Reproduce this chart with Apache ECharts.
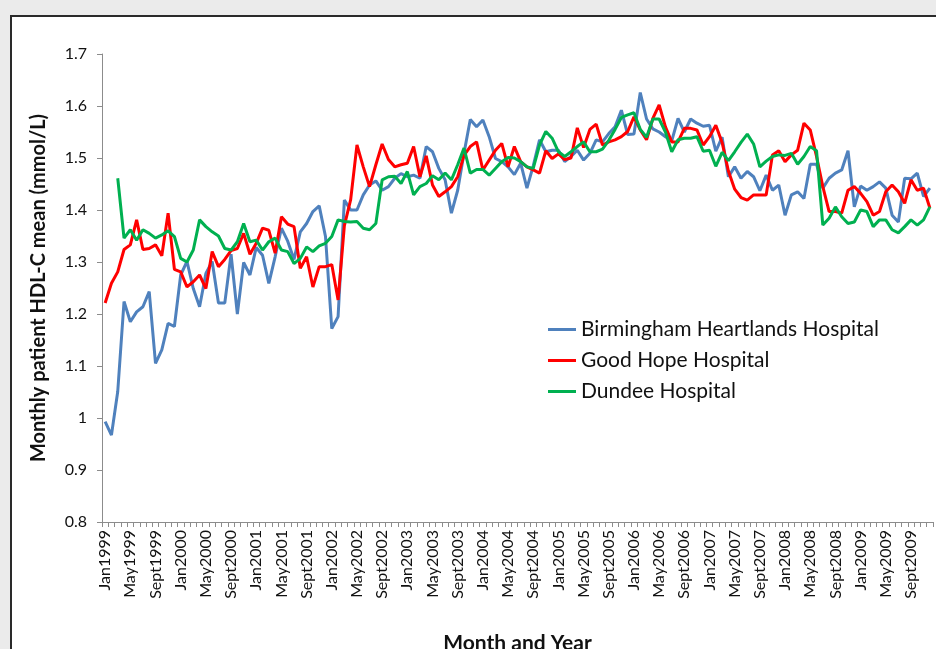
<!DOCTYPE html>
<html>
<head>
<meta charset="utf-8">
<script src="https://cdn.jsdelivr.net/npm/echarts@6/dist/echarts.min.js"></script>
<style>
html,body{margin:0;padding:0;background:#ebebeb;}
#chart{width:936px;height:649px;}
</style>
</head>
<body>
<div id="chart"></div>
<script>
const monthNames = ['Jan','Feb','Mar','Apr','May','Jun','Jul','Aug','Sept','Oct','Nov','Dec'];
const years = [1999,2000,2001,2002,2003,2004,2005,2006,2007,2008,2009];
const seriesNames = ['Birmingham Heartlands Hospital','Good Hope Hospital','Dundee Hospital'];

const birmingham = [
0.993,0.967,1.051,1.224,1.185,1.204,1.214,1.243,1.105,1.131,1.182,1.176,
1.275,1.301,1.249,1.214,1.278,1.301,1.221,1.221,1.315,1.200,1.299,1.275,
1.328,1.313,1.259,1.310,1.365,1.340,1.305,1.358,1.374,1.397,1.408,1.349,
1.172,1.195,1.419,1.400,1.400,1.429,1.448,1.456,1.438,1.445,1.461,1.470,
1.464,1.467,1.461,1.522,1.512,1.480,1.458,1.394,1.438,1.509,1.574,1.560,
1.573,1.541,1.499,1.493,1.483,1.468,1.490,1.442,1.485,1.535,1.512,1.515,
1.515,1.493,1.503,1.515,1.496,1.509,1.535,1.531,1.547,1.560,1.592,1.545,
1.546,1.626,1.575,1.556,1.550,1.541,1.533,1.576,1.550,1.575,1.567,1.561,
1.563,1.513,1.540,1.464,1.483,1.461,1.474,1.464,1.437,1.467,1.438,1.448,
1.390,1.429,1.435,1.422,1.488,1.488,1.442,1.461,1.471,1.477,1.514,1.406,
1.446,1.438,1.445,1.454,1.442,1.390,1.377,1.461,1.460,1.471,1.426,1.442];

const goodHope = [
1.221,1.259,1.281,1.324,1.333,1.381,1.324,1.326,1.333,1.312,1.394,1.286,
1.281,1.252,1.262,1.275,1.249,1.320,1.291,1.305,1.322,1.326,1.355,1.315,
1.336,1.365,1.361,1.317,1.387,1.373,1.368,1.288,1.310,1.252,1.291,1.291,
1.295,1.227,1.370,1.420,1.525,1.483,1.445,1.487,1.527,1.497,1.483,1.487,
1.490,1.522,1.464,1.504,1.448,1.426,1.435,1.445,1.464,1.505,1.522,1.531,
1.477,1.496,1.515,1.528,1.483,1.522,1.493,1.483,1.477,1.471,1.514,1.499,
1.508,1.497,1.500,1.558,1.520,1.555,1.565,1.525,1.531,1.535,1.541,1.551,
1.579,1.554,1.535,1.576,1.602,1.560,1.531,1.531,1.557,1.557,1.554,1.525,
1.541,1.563,1.530,1.475,1.440,1.424,1.419,1.429,1.429,1.429,1.506,1.514,
1.493,1.506,1.515,1.567,1.554,1.503,1.445,1.397,1.397,1.394,1.438,1.445,
1.432,1.416,1.390,1.397,1.435,1.448,1.435,1.413,1.458,1.438,1.442,1.404];

const dundee = [
null,null,1.461,1.346,1.362,1.342,1.362,1.355,1.346,1.352,1.360,1.349,
1.307,1.300,1.323,1.381,1.368,1.358,1.350,1.326,1.323,1.339,1.374,1.339,
1.342,1.323,1.339,1.346,1.323,1.320,1.297,1.307,1.329,1.320,1.331,1.336,
1.349,1.381,1.378,1.377,1.378,1.365,1.362,1.374,1.458,1.464,1.465,1.451,
1.474,1.429,1.445,1.451,1.466,1.458,1.471,1.458,1.487,1.519,1.471,1.478,
1.478,1.467,1.480,1.493,1.501,1.500,1.493,1.483,1.480,1.525,1.551,1.538,
1.512,1.503,1.512,1.522,1.531,1.512,1.512,1.517,1.534,1.555,1.578,1.583,
1.587,1.555,1.540,1.575,1.575,1.550,1.512,1.535,1.538,1.538,1.541,1.513,
1.515,1.484,1.511,1.495,1.512,1.530,1.546,1.527,1.483,1.494,1.503,1.506,
1.505,1.509,1.488,1.503,1.522,1.514,1.371,1.384,1.406,1.387,1.374,1.377,
1.400,1.397,1.368,1.381,1.381,1.362,1.356,1.368,1.381,1.371,1.381,1.406];

const yTicks = {min:0.8, max:1.7, step:0.1};

const categories = [];
years.forEach(y => monthNames.forEach(m => categories.push(m + y)));

const font = 'Lato, "Open Sans", sans-serif';
const chart = echarts.init(document.getElementById('chart'), null, {renderer:'canvas', width:936, height:649});
chart.setOption({
  backgroundColor:'#ebebeb',
  animation:false,
  textStyle:{fontFamily:font},
  graphic:[{type:'rect', z:-10, shape:{x:11, y:16, width:1000, height:1000},
            style:{fill:'#ffffff', stroke:'#2a2a2a', lineWidth:2}}],
  grid:{left:102, top:54, right:3, bottom:127, containLabel:false, outerBoundsMode:'none'},
  legend:{
    orient:'vertical', left:543, top:314,
    icon:'rect', itemWidth:28, itemHeight:3, itemGap:10,
    textStyle:{fontSize:21, lineHeight:20, color:'#111', fontFamily:font},
    data:seriesNames
  },
  xAxis:{
    type:'category', data:categories, boundaryGap:true,
    name:'Month and Year', nameLocation:'middle', nameGap:111,
    nameTextStyle:{fontSize:21, fontWeight:'bold', color:'#111', fontFamily:font},
    axisLine:{lineStyle:{color:'#8c8c8c', width:1}},
    axisTick:{show:true, interval:0, length:5, lineStyle:{color:'#8c8c8c'}},
    axisLabel:{interval:3, rotate:90, fontSize:16, color:'#111', margin:8, fontFamily:font},
    splitLine:{show:false}
  },
  yAxis:{
    type:'value', min:yTicks.min, max:yTicks.max, interval:yTicks.step,
    name:'Monthly patient HDL-C mean (mmol/L)', nameLocation:'middle', nameGap:53, nameRotate:90,
    nameTextStyle:{fontSize:20, fontWeight:'bold', color:'#111', fontFamily:font},
    axisLine:{show:true, lineStyle:{color:'#8c8c8c', width:1}},
    axisTick:{show:true, length:5, lineStyle:{color:'#8c8c8c'}},
    axisLabel:{fontSize:16, color:'#111', margin:15, fontFamily:font,
      formatter: v => String(parseFloat(v.toFixed(1)))},
    splitLine:{show:false}
  },
  series:[
    {name:seriesNames[0], type:'line', data:birmingham, symbol:'none', lineStyle:{color:'#4f81bd', width:3}, itemStyle:{color:'#4f81bd'}},
    {name:seriesNames[1], type:'line', data:goodHope, symbol:'none', lineStyle:{color:'#ff0000', width:3}, itemStyle:{color:'#ff0000'}},
    {name:seriesNames[2], type:'line', data:dundee, symbol:'none', lineStyle:{color:'#00b050', width:3}, itemStyle:{color:'#00b050'}}
  ]
});
</script>
</body>
</html>
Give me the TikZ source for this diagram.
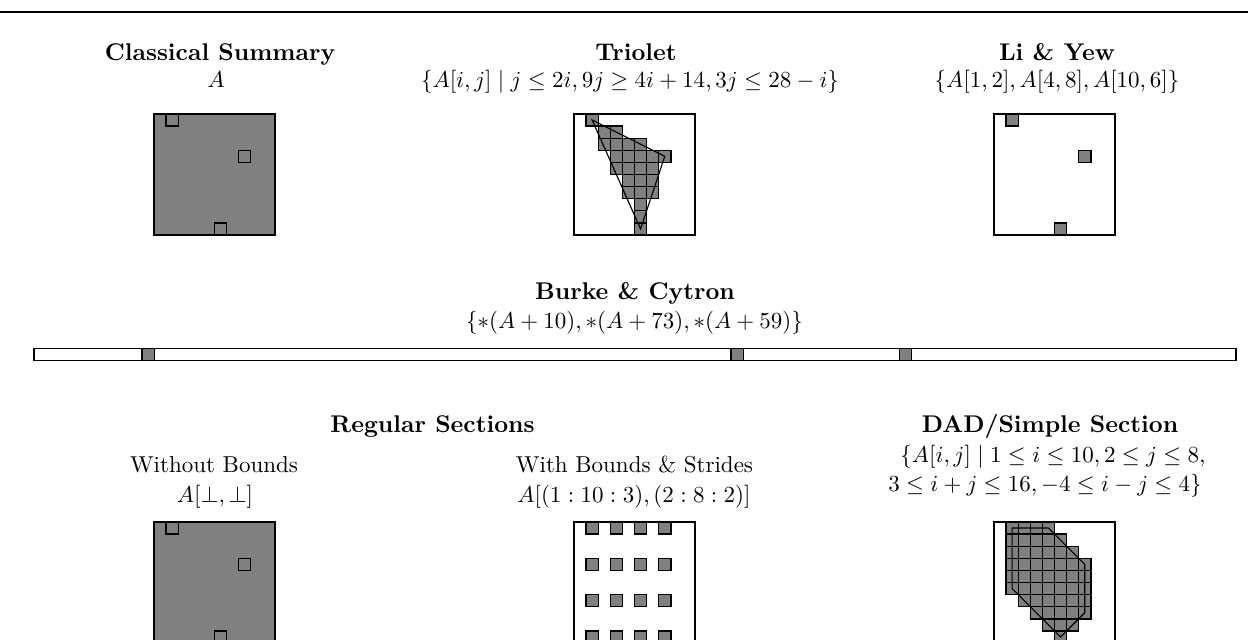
\documentclass[tikz,border=0pt]{standalone}
\usepackage{amsmath,amssymb}
\definecolor{cellgray}{RGB}{128,128,128}
\begin{document}
\begin{tikzpicture}[x=0.4348pt,y=-0.4348pt,
  lbl/.style={anchor=base,inner sep=0pt,font=\fontsize{10}{12}\selectfont},
  ttl/.style={anchor=base,inner sep=0pt,font=\fontsize{10.5}{12}\selectfont\bfseries},
  frame/.style={draw=black,line width=0.6pt},
  cell/.style={draw=black,fill=cellgray,line width=0.6pt},
  hole/.style={draw=black,line width=0.6pt},
  outline/.style={draw=black,line width=0.5pt,line join=miter}]
\useasboundingbox (0,0) rectangle (1248,639);
\clip (0,0) rectangle (1248,639);
\pgfmathsetmacro{\cw}{12.1}
% top rule
\draw[line width=0.8pt] (0,12) -- (1248,12);

% ---------- Classical Summary ----------
\node[ttl] (t1) at (220,60) {Classical Summary};
\node[lbl] (m1) at (216,87) {$A$};
\fill[cellgray] (154,114) rectangle +(121,121);
\draw[frame] (154,114) rectangle +(121,121);
\foreach \i/\j in {1/2,4/8,10/6}
  \draw[hole] ({154+(\j-1)*\cw},{114+(\i-1)*\cw}) rectangle +(\cw,\cw);

% ---------- Triolet ----------
\node[ttl] (t2) at (636,60) {Triolet};
\node[lbl] (m2) at (630,87) {$\{A[i,j]\mid j\le 2i, 9j\ge 4i+14, 3j\le 28-i\}$};
\draw[frame] (574,114) rectangle +(121,121);
\foreach \i in {1,...,10}{
  \foreach \j in {1,...,10}{
    \pgfmathtruncatemacro{\ok}{and(and(\j<=2*\i,9*\j>=4*\i+14),3*\j<=28-\i)}
    \ifnum\ok=1
      \draw[cell] ({574+(\j-1)*\cw},{114+(\i-1)*\cw}) rectangle +(\cw,\cw);
    \fi
  }
}
\draw[outline] ({574+1.5*\cw},{114+0.5*\cw}) -- ({574+7.5*\cw},{114+3.5*\cw})
  -- ({574+5.5*\cw},{114+9.5*\cw}) -- cycle;

% ---------- Li & Yew ----------
\node[ttl] (t3) at (1057,60) {Li \& Yew};
\node[lbl] (m3) at (1057,87) {$\{A[1,2],A[4,8],A[10,6]\}$};
\draw[frame] (994,114) rectangle +(121,121);
\foreach \i/\j in {1/2,4/8,10/6}
  \draw[cell] ({994+(\j-1)*\cw},{114+(\i-1)*\cw}) rectangle +(\cw,\cw);

% ---------- Burke & Cytron ----------
\node[ttl] (t4) at (635,299) {Burke \& Cytron};
\node[lbl] (m4) at (634.5,328) {$\{*(A+10),*(A+73),*(A+59)\}$};
\pgfmathsetmacro{\sw}{12.02}
\draw[frame] (34,348.5) rectangle +({100*\sw},12);
\foreach \k in {10,73,59}
  \draw[cell] ({34+(\k-1)*\sw},348.5) rectangle +(\sw,12);

% ---------- Regular Sections ----------
\node[ttl] (t5) at (432.5,432) {Regular Sections};
\node[lbl] (s5a) at (214,472) {Without Bounds};
\node[lbl] (m5a) at (215,502) {$A[\bot,\bot]$};
\fill[cellgray] (154,522) rectangle +(121,121);
\draw[frame] (154,522) rectangle +(121,121);
\foreach \i/\j in {1/2,4/8,10/6}
  \draw[hole] ({154+(\j-1)*\cw},{522+(\i-1)*\cw}) rectangle +(\cw,\cw);

\node[lbl] (s5b) at (634.5,472) {With Bounds \& Strides};
\node[lbl] (m5b) at (634,502) {$A[(1:10:3),(2:8:2)]$};
\draw[frame] (574,522) rectangle +(121,121);
\foreach \i in {1,4,7,10}
  \foreach \j in {2,4,6,8}
    \draw[cell] ({574+(\j-1)*\cw},{522+(\i-1)*\cw}) rectangle +(\cw,\cw);

% ---------- DAD/Simple Section ----------
\node[ttl] (t6) at (1050,432) {DAD/Simple Section};
\node[lbl] (m6a) at (1053,462) {$\{A[i,j]\mid 1\le i\le 10, 2\le j\le 8,$};
\node[lbl] (m6b) at (1045,491) {$3\le i+j\le 16, -4\le i-j\le 4\}$};
\draw[frame] (994,522) rectangle +(121,121);
\foreach \i in {1,...,10}{
  \foreach \j in {1,...,10}{
    \pgfmathtruncatemacro{\ok}{and(and(and(\j>=2,\j<=8),and(\i+\j>=3,\i+\j<=16)),and(\i-\j>=-4,\i-\j<=4))}
    \ifnum\ok=1
      \draw[cell] ({994+(\j-1)*\cw},{522+(\i-1)*\cw}) rectangle +(\cw,\cw);
    \fi
  }
}
\draw[outline] ({994+1.5*\cw},{522+0.5*\cw}) -- ({994+4.5*\cw},{522+0.5*\cw})
  -- ({994+7.5*\cw},{522+3.5*\cw}) -- ({994+7.5*\cw},{522+7.5*\cw})
  -- ({994+5.5*\cw},{522+9.5*\cw}) -- ({994+1.5*\cw},{522+5.5*\cw}) -- cycle;
\end{tikzpicture}
\end{document}
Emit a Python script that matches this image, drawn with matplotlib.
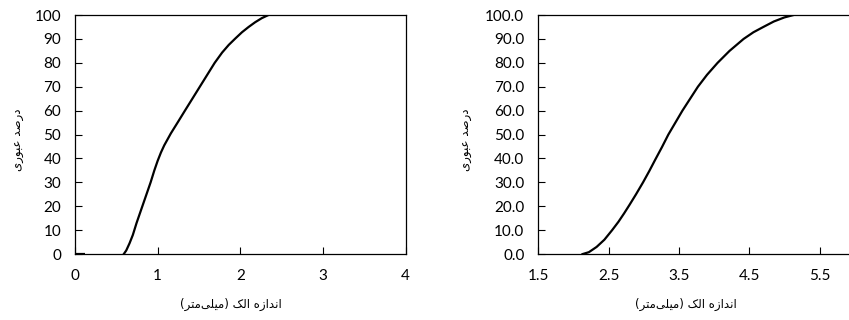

Stated problem:
How many lines of the listing include the string "script"? Answer with the number alone.

Written solution:
4